April 7, 2004

STILL 100 miles to go?

6 April - Bakersfield, CA

Back in California, and civilisation begins to reassert itself - this hotel has in-room wireless Internet access, so I can work with a decently fast connection once again.

Having hit the road at about 6:45 this morning in order to avoid the traffic and resisting the urge to 'accidentally' bang loudly on the next door to mine on the way out after its inhabitants kept me awake until god knows when last night, I headed straight down towards The Hoover Dam - sorry, Hoover Dam. I keep forgetting that this is the land of no definite articles.

The road gets narrower and windier past Boulder City, and in these nervous times there's a police checkpoint on the approach to the Dam. Once there, there's a spanky new multi-storey car park and visitor's centre in the same art-deco style as the dam itself. It is very, very well worth paying the $10 for the tour - the presentations and so on I can take or leave, but the chance to descend 500ft through the rock of Boulder Canyon in an elevator to go and ogle the turbines shouldn't be missed. It's an absolutely spectacular piece of civil (and, lest we forget, electrical) engineering, and a bit of geeking at heavy machinery and millions of tons of concrete was a breath of fresh air after the plastic ambience of Las Vegas. It's a real shame that the far more detailed hard-hat tours were discontinued after September 11th 2001. The tour takes place on the Nevada side of the dam - the state line runs down the middle of the river, so the other side of the dam is in Arizona.

There's not much I can say about this amazing piece of engineering that isn't written elsewhere (the dam's website referenced above has comprehensive numbers and lots of cool pictures), but one thing that's really fantastic is the star map embedded in the pavement around the dedication monument. This map reflects the night sky as it was on the day the dam was dedicated in 1935 by Franklin D. Roosevelt, and what's really cool about it is that they took the trouble to inlay a long text explaining how distances to stars are measured, all done in shiny metal letters in a fantastic Art Deco typeface. Most people just walk over this, but I do recommend looking down when you do.

Another good idea is to go early - I got there just after opening time and the crowds arrive not long after that, so by the time I left at about 11:30 things were absolutely heaving.

With the engineering detour out of the way it was time to head west again. Unfortunately, this involved a long slog on a busy, high-pressure I-15 from Las Vegas to Barstow, followed by a long slog on a busy US-58 from Barstow to Bakersfield, followed by getting lost in Bakersfield to the extent that I had to ring the hotel for directions, so I think it's best to draw a veil over this bit of the journey other than to mention that it was also a much longer journey than it appeared to be on the map - when I was expecting to find Bakersfield about half an hour away I passed a sign saying it was 103 miles away, and my heart sank.

It would be rude not to mention the cool things I saw on the way, though:


  • Loads of Joshua trees (no, not the U2 album)

  • The exit from I-15 for the fantastically-named Zzyzx Road

  • The rows of stored airliners at Mojave airport - the hot, dry desert air makes for perfect storage conditions

  • A sign off the road to a solar power plant - unfortunately, the road ran out after a while without any sign of the power plant, so I had to give up.

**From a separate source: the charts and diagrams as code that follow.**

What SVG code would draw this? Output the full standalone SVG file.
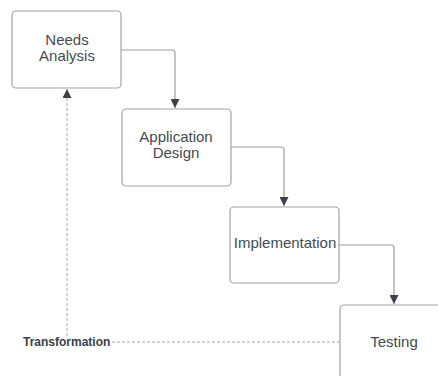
<svg xmlns="http://www.w3.org/2000/svg" width="438" height="376" viewBox="0 0 438 376">
  <style>
    .box { fill: #ffffff; stroke: #a3a3a3; stroke-width: 1.2; }
    .lbl { font-family: "Liberation Sans", Arial, sans-serif; font-size: 15px; fill: #454b53; text-anchor: middle; }
    .edge { fill: none; stroke: #9e9e9e; stroke-width: 1.2; }
    .dash { fill: none; stroke: #a6a6a6; stroke-width: 1; stroke-dasharray: 3 2; }
    .tag { font-family: "Liberation Sans", Arial, sans-serif; font-size: 12px; font-weight: bold; fill: #3a414a; }
  </style>
  <defs>
    <marker id="arrow" viewBox="0 0 10 10" refX="10" refY="5" markerWidth="9" markerHeight="9" markerUnits="userSpaceOnUse" orient="auto">
      <path d="M0,0 L10,5 L0,10 Z" fill="#3a414a"/>
    </marker>
  </defs>

  <rect width="438" height="376" fill="#ffffff"/>

  <g id="connectors">
    <path class="edge" d="M121,50 H172 Q175,50 175,53 V108" marker-end="url(#arrow)"/>
    <path class="edge" d="M231,147 H281 Q284,147 284,150 V206" marker-end="url(#arrow)"/>
    <path class="edge" d="M339,245 H391 Q394,245 394,248 V304" marker-end="url(#arrow)"/>
    <path class="dash" d="M340,342 H112"/>
    <path class="dash" d="M67,336 V89" marker-end="url(#arrow)"/>
  </g>

  <g id="needs-analysis">
    <rect class="box" x="12" y="11" width="109" height="77" rx="4"/>
    <text class="lbl" x="67" y="45">Needs</text>
    <text class="lbl" x="67" y="61">Analysis</text>
  </g>

  <g id="application-design">
    <rect class="box" x="122" y="109" width="109" height="77" rx="4"/>
    <text class="lbl" x="176" y="142">Application</text>
    <text class="lbl" x="176" y="158">Design</text>
  </g>

  <g id="implementation">
    <rect class="box" x="230" y="207" width="109" height="76" rx="4"/>
    <text class="lbl" x="285" y="248">Implementation</text>
  </g>

  <g id="testing">
    <rect class="box" x="340" y="305" width="109" height="80" rx="4"/>
    <text class="lbl" x="394" y="347">Testing</text>
  </g>

  <g id="transformation">
    <text class="tag" x="23" y="346">Transformation</text>
  </g>
</svg>
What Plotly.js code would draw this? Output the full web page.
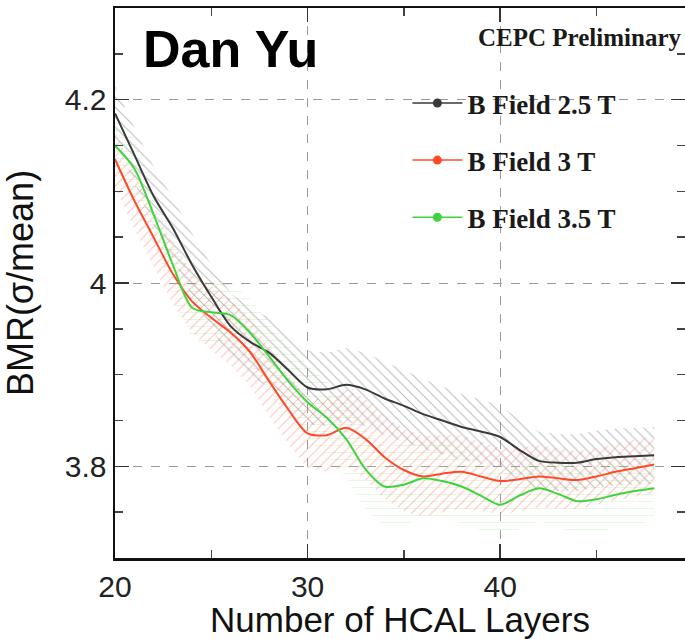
<!DOCTYPE html>
<html>
<head>
<meta charset="utf-8">
<script src="https://cdn.plot.ly/plotly-3.0.1.min.js"></script>
<style>html,body{margin:0;padding:0;background:#fff;}#chart{width:685px;height:639px;}</style>
</head>
<body>
<div id="chart"></div>
<script>
// Number of HCAL layers
var layers = [20,21,22,23,24,25,26,27,28,29,30,31,32,33,34,35,36,37,38,39,40,41,42,43,44,45,46,47,48];

// BMR values per B field
var bmr25 = [4.185,4.140,4.095,4.060,4.020,3.985,3.953,3.936,3.924,3.905,3.886,3.884,3.889,3.884,3.874,3.866,3.857,3.850,3.843,3.838,3.832,3.818,3.806,3.804,3.804,3.808,3.810,3.811,3.812];
var bmr30 = [4.135,4.090,4.050,4.010,3.980,3.962,3.946,3.925,3.893,3.862,3.836,3.834,3.842,3.830,3.810,3.796,3.789,3.792,3.794,3.789,3.784,3.786,3.789,3.787,3.785,3.789,3.794,3.798,3.802];
var bmr35 = [4.150,4.125,4.075,4.020,3.973,3.968,3.965,3.946,3.920,3.893,3.870,3.853,3.830,3.797,3.778,3.780,3.787,3.784,3.778,3.768,3.758,3.768,3.776,3.770,3.762,3.764,3.769,3.773,3.776];

// Uncertainty band half-widths
var err25 = [0.030,0.030,0.032,0.033,0.034,0.035,0.036,0.037,0.038,0.039,0.040,0.040,0.040,0.040,0.040,0.039,0.038,0.037,0.036,0.035,0.034,0.033,0.032,0.031,0.031,0.031,0.031,0.031,0.031];
var err30 = [0.030,0.031,0.032,0.033,0.034,0.035,0.036,0.037,0.038,0.038,0.038,0.040,0.042,0.044,0.045,0.045,0.044,0.042,0.040,0.038,0.036,0.035,0.034,0.033,0.032,0.031,0.031,0.031,0.031];
var err35 = [0.030,0.031,0.032,0.033,0.034,0.035,0.036,0.037,0.038,0.039,0.040,0.041,0.042,0.043,0.044,0.044,0.043,0.042,0.040,0.038,0.036,0.036,0.036,0.036,0.036,0.036,0.036,0.036,0.036];

var seriesNames = ["B Field 2.5 T", "B Field 3 T", "B Field 3.5 T"];
var xTickVals = [20, 30, 40];
var yTickVals = [3.8, 4.0, 4.2];
var yTickText = ["3.8", "4", "4.2"];

var series = [
  {y: bmr25, e: err25, line: "#3a3a3a", hatch: "rgba(120,120,120,0.5)", shape: "\\", name: seriesNames[0]},
  {y: bmr30, e: err30, line: "#ff4a2a", hatch: "rgba(255,120,100,0.45)", shape: "/", name: seriesNames[1]},
  {y: bmr35, e: err35, line: "#3fd43f", hatch: "rgba(130,220,120,0.22)", shape: "-", name: seriesNames[2]}
];

var traces = [];
series.forEach(function(s){
  var up = s.y.map(function(v,i){return v + s.e[i];});
  var lo = s.y.map(function(v,i){return v - s.e[i];});
  traces.push({
    x: layers.concat(layers.slice().reverse()),
    y: up.concat(lo.slice().reverse()),
    mode: "lines", fill: "toself",
    fillcolor: "rgba(255,255,255,0)",
    fillpattern: {shape: s.shape, fgcolor: s.hatch, bgcolor: "rgba(255,255,255,0)", size: 7, solidity: 0.15},
    line: {width: 0, color: "rgba(0,0,0,0)"},
    showlegend: false, hoverinfo: "skip"
  });
});
series.forEach(function(s){
  traces.push({
    x: layers, y: s.y, mode: "lines",
    line: {color: s.line, width: 2, shape: "spline", smoothing: 0.8},
    showlegend: false
  });
});
series.forEach(function(s, i){
  traces.push({
    x: [null], y: [null], mode: "lines+markers", name: s.name,
    legendgroup: "g" + i,
    line: {color: s.line, width: 1.5},
    marker: {color: s.line, size: 9, symbol: "circle"}
  });
});

var layout = {
  width: 685, height: 639,
  margin: {l: 115, r: 0, t: 8, b: 81},
  paper_bgcolor: "#fff", plot_bgcolor: "#fff",
  showlegend: true,
  legend: {
    x: 0.513, y: 0.871, xanchor: "left", yanchor: "top",
    bgcolor: "rgba(255,255,255,0)", borderwidth: 0,
    font: {family: "Liberation Serif", size: 27, color: "#1a1a1a", weight: "bold"},
    tracegroupgap: 19, itemwidth: 50
  },
  xaxis: {
    range: [20, 49.6], tickvals: xTickVals, ticktext: xTickVals.map(String),
    ticks: "inside", ticklen: 14, tickwidth: 1.5, tickcolor: "#333",
    mirror: "ticks", showline: true, linecolor: "#111", linewidth: 2.5,
    showgrid: true, gridcolor: "#9a9a9a", griddash: "dash", gridwidth: 1,
    zeroline: false,
    minor: {dtick: 5, tick0: 20, ticks: "inside", ticklen: 8, tickcolor: "#444", showgrid: false},
    tickfont: {family: "Liberation Sans", size: 30, color: "#222"},
    title: {text: "Number of HCAL Layers", font: {family: "Liberation Sans", size: 35, color: "#111"}, standoff: 0}
  },
  yaxis: {
    range: [3.7, 4.3], tickvals: yTickVals, ticktext: yTickText,
    ticks: "inside", ticklen: 14, tickwidth: 1.5, tickcolor: "#333",
    mirror: "ticks", showline: true, linecolor: "#111", linewidth: 2.5,
    showgrid: true, gridcolor: "#9a9a9a", griddash: "dash", gridwidth: 1,
    zeroline: false,
    minor: {dtick: 0.05, tick0: 3.7, ticks: "inside", ticklen: 8, tickcolor: "#444", showgrid: false},
    tickfont: {family: "Liberation Sans", size: 30, color: "#222"},
    title: {text: "BMR(σ/mean)", font: {family: "Liberation Sans", size: 36, color: "#111"}, standoff: 22}
  },
  annotations: [
    {xref: "paper", yref: "paper", x: 0.045, y: 0.926, xanchor: "left", yanchor: "middle", showarrow: false,
     text: "<b>Dan Yu</b>", font: {family: "Liberation Sans", size: 52, color: "#000"}},
    {xref: "paper", yref: "paper", x: 0.997, y: 0.947, xanchor: "right", yanchor: "middle", showarrow: false,
     text: "<b>CEPC Preliminary</b>", font: {family: "Liberation Serif", size: 25, color: "#1a1a1a"}}
  ]
};

Plotly.newPlot("chart", traces, layout, {staticPlot: true, displayModeBar: false});
</script>
</body>
</html>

Bah.

  • To round off a day of alternative power sources, the wind farms on the Tehachapi Pass

  • Lots and lots of trains - hugely long trains of containers stacked two high (the loading gauge here is much, much larger than the UK, evidently), usually hauled by three or four growling BNSF diesels with those enormously loud five-tone horns American locomotives have (Check out the first recording listed on that page - it sounds alarmingly like the soundtrack to 2001). And the bells which go ding-ding-ding. There's a lot of rail traffic in this part of California.

Tomorrow - well, tomorrow I'm going to head west to the coast and up the first stage of SR-1 back towards San Francisco. It's likely I'll be back in the city a day early at this rate.

Posted by mpk at April 7, 2004 7:17 AM | TrackBack
Comments

Not going to detour to some winery in Mendocino on the way back, then?

Posted by: Kate at April 7, 2004 12:38 PM

That Zzyzx Road leads to the Zzysx Mineral Springs.

A squatting "Christian" charlatan named Curtis Springer built a resort there in the '30s (I would guess) and attracted the gullible to his "health resort."

As late as the '60s he broadcast a program of records of gospel music from the place, during which he pedalled a line of questionable nostrums.

I think the Department of the Interior eventually succeeded in evicting him (or his heirs).

Posted by: norml at April 8, 2004 1:40 AM

You'll go (or can go) via Parkfield in the Cholame Valley. It's a wonderful little corner of California, in addition to being the Earthquake Capital of the World.

If you really have a lot of extra time, go up to Big Sur and then turn around and drive back (you see different things, depending on your direction). Then take the Nacimiento-Ferguson Road through the mountains, and go across the old army base to the mission (San Antonio, I think) and return to SF via 101. At this time of year, you will see the most amazing wildflowers I've ever experienced, and the mission is as good as they get.